Si bien, el arte de la correspondencia no se detiene aquí, sino que irá conquistando otros territorios literarios, y forzando las fronteras del género novelístico hasta llegar a suplantar a la novela misma, o al menos emparejarla, como ha sido el caso de La nueva Eloísa, o Pepita Jiménez. Es en el siglo XV cuando se escriben en España las primeras novelas epistolares, como bien reza al inicio del Lazarillo de Tormes. Sin embargo, la época epistolar por excelencia es el siglo XVIII, en la que se despliega una copiosa correspondencia privada de enorme interés histórico-literario (Lsa cartas de Mdme de Sevigné, así como, los epistolarios de Voltaire y de Rousseau, sobresaliendo en España las Cartas marruecas, de Cadalso, y las no menos relevantes de Jovellanos).
Pese a ello, las que habrían de tener mayor resonancia e influencia posterior fueron las denominadas «viajeras», en las que el autor daba noticia de las condiciones del viaje realizado,y uso y costumbres de los lugares visitados. Entre las mismas, ha prevalecido en el tiempo por su calidad tanto literaria como periodística, las «Cartas desde mi celda», de Gustavo Adolfo Bécquer, en las que describe con una prosa luminosa e impresionista su retiro temporal en el monasterio de Veruela, y así, desde la celda que ocupa, traza un retrato literario del paisaje y tipos humanos, de antiguos monumentos, amén de sucesos y viejas creencias regionales.
De no menor trascendencia en la escritura de una carta, era el tiempo empleado para ello. Su redacción, lo mismo que una obra de artesanía, precisaba de un tiempo aparte , para verter en ella el estado de ánimo, el modo de pensar, en cuanto a lo tratado.
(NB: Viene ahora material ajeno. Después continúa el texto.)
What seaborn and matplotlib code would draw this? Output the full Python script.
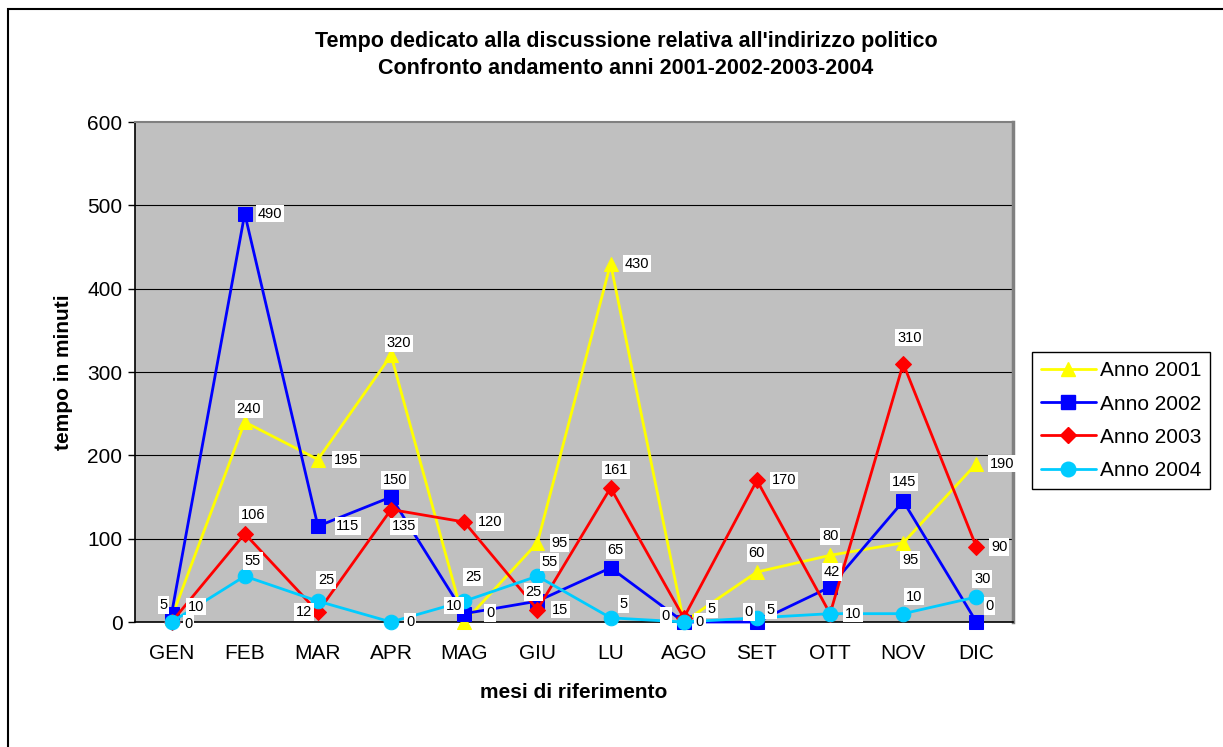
import numpy as np
import pandas as pd
import matplotlib
matplotlib.use("Agg")
import matplotlib.pyplot as plt
import seaborn as sns
from matplotlib.lines import Line2D
from matplotlib.patches import Rectangle

# Months and minutes spent per year
mesi = ["GEN", "FEB", "MAR", "APR", "MAG", "GIU", "LU", "AGO", "SET", "OTT", "NOV", "DIC"]
anno_2001 = [5, 240, 195, 320, 0, 95, 430, 0, 60, 80, 95, 190]
anno_2002 = [10, 490, 115, 150, 10, 25, 65, 0, 0, 42, 145, 0]
anno_2003 = [0, 106, 12, 135, 120, 15, 161, 5, 170, 10, 310, 90]
anno_2004 = [0, 55, 25, 0, 25, 55, 5, 0, 5, 10, 10, 30]
serie_nomi = ["Anno 2001", "Anno 2002", "Anno 2003", "Anno 2004"]
y_ticks = [0, 100, 200, 300, 400, 500, 600]
titolo_1 = "Tempo dedicato alla discussione relativa all'indirizzo politico"
titolo_2 = "Confronto andamento anni 2001-2002-2003-2004"

# Styling per series
colori = ["#FFFF00", "#0000FF", "#FF0000", "#00CCFF"]
marcatori = ["^", "s", "D", "o"]
dim_marcatori = [10.5, 9.5, 8, 10.5]

# Label placement (pixels, x right / y down) relative to each point; None = label hidden
# behind an identical one
offset_etichette = [
    [(-8, -13), (4, -13), (28, 0), (8, -12), (26, -9), (22, 0), (26, 0), (-18, -6), (0, -19), (0, -19), (7, 17), (26, 0)],
    [(24, -7), (25, 0), (30, 0), (4, -17), (-10, -8), (-4, -9), (5, -18), (16, 0), (-8, -10), (2, -15), (1, -19), (13, -16)],
    [(17, 2), (8, -19), (-14, 0), (13, 17), (26, 0), (23, 0), (5, -18), (28, -9), (27, 0), None, (6, -26), (23, 0)],
    [None, (8, -15), (8, -21), (19, 0), (9, -24), (12, -14), (13, -14), None, (14, -8), (23, 0), (11, -17), (6, -18)],
]

valori = [anno_2001, anno_2002, anno_2003, anno_2004]
pos = np.arange(len(mesi))
df = pd.concat(
    [pd.DataFrame({"pos": pos, "mese": mesi, "minuti": v, "serie": n}) for v, n in zip(valori, serie_nomi)],
    ignore_index=True,
)

sns.set_theme(style="white")
plt.rcParams["font.family"] = ["Liberation Sans", "DejaVu Sans"]
plt.rcParams["text.color"] = "black"
plt.rcParams["axes.labelcolor"] = "black"
plt.rcParams["xtick.color"] = "black"
plt.rcParams["ytick.color"] = "black"

fig = plt.figure(figsize=(12.23, 7.47), dpi=100)
ax = fig.add_axes([135 / 1223, 1 - 622 / 747, (1013 - 135) / 1223, 500 / 747])
ax.set_facecolor("#C0C0C0")

for nome, col, mk, ms in zip(serie_nomi, colori, marcatori, dim_marcatori):
    sub = df[df["serie"] == nome]
    sns.lineplot(data=sub, x="pos", y="minuti", color=col, marker=mk, markersize=ms,
                 markeredgecolor=col, linewidth=2.0, sort=False, ax=ax, legend=False)
for line in ax.lines:
    line.set_clip_on(False)
    line.set_zorder(3)

# Value labels in white boxes
for v, offs in zip(valori, offset_etichette):
    for i, (val, off) in enumerate(zip(v, offs)):
        if off is None:
            continue
        dx, dy = off
        ax.annotate(str(val), (pos[i], val), xytext=(dx, -dy), textcoords="offset pixels",
                    ha="center", va="center", fontsize=10.5, color="black", zorder=6,
                    annotation_clip=False,
                    bbox=dict(boxstyle="square,pad=0.12", fc="white", ec="none"))

ax.set_xlim(-0.5, len(mesi) - 0.5)
ax.set_ylim(0, 600)
ax.set_yticks(y_ticks)
ax.set_yticklabels([str(t) for t in y_ticks], fontsize=15)
ax.set_xticks(pos)
ax.set_xticklabels(mesi, fontsize=15)
ax.set_xticks(np.arange(-0.5, len(mesi), 1), minor=True)
ax.tick_params(axis="x", which="major", length=0, pad=16)
ax.tick_params(axis="x", which="minor", length=5, width=1, color="black", direction="out")
ax.tick_params(axis="y", which="major", length=5, width=1, color="black", direction="out", pad=4, left=True)

for y in y_ticks[1:-1]:
    ax.axhline(y, color="black", lw=0.8, zorder=1)

ax.spines["left"].set_color("black")
ax.spines["bottom"].set_color("black")
ax.spines["left"].set_linewidth(1.2)
ax.spines["bottom"].set_linewidth(1.2)
ax.spines["top"].set_color("#808080")
ax.spines["top"].set_linewidth(1.5)
ax.spines["right"].set_color("#808080")
ax.spines["right"].set_linewidth(2.5)

ax.set_xlabel("mesi di riferimento", fontsize=15, fontweight="bold", labelpad=14)
ax.set_ylabel("tempo in minuti", fontsize=15, fontweight="bold", labelpad=10)

fig.text(626 / 1223, 1 - 41 / 747, titolo_1, ha="center", va="center", fontsize=15.5, fontweight="bold")
fig.text(626 / 1223, 1 - 69 / 747, titolo_2, ha="center", va="center", fontsize=15.5, fontweight="bold")

handles = [Line2D([0], [0], color=c, marker=m, markersize=s, markeredgecolor=c, lw=2.0)
           for c, m, s in zip(colori, marcatori, dim_marcatori)]
leg = fig.legend(handles, serie_nomi, loc="upper left", bbox_to_anchor=(1032 / 1223, 1 - 352 / 747),
                 fontsize=15, frameon=True, fancybox=False, edgecolor="black", framealpha=1,
                 handlelength=2.6, labelspacing=0.68, borderpad=0.45, handletextpad=0.2, borderaxespad=0)
leg.get_frame().set_linewidth(1.0)

# Outer chart border
fig.patches.append(Rectangle((8 / 1223, -0.1), 1.2, 1.1 - 9 / 747, transform=fig.transFigure,
                             fill=False, ec="black", lw=1.5))

fig.savefig("out.png", dpi=100, facecolor="white")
Lamentablemente, esto ha ido desapareciendo en nuestros días con la llegada de la tecnología digital, haciendo del tiempo algo efímero, irresoluto, y trasnochado.
En el trascurso de la historia del arte sobresale un genio sin precedentes, el pintor holandés Vermeer, artista dotado de una sensibilidad y finura psicológica como pocos para retratar la condición femenina, para mostrar en sus breves óleos a la dama solitaria, quiero decir a solas, en una pose pensativa, en un cuarto o estancia plácidamente iluminada por una luz líquida procedente de una ventana, y que va a sorprenderla sentada ante el escritorio leyendo una carta, o bien con la pluma en la mano, y la mirada en el aire a la espera de que empiece a correr sus pensamientos y sean materializados en el papel.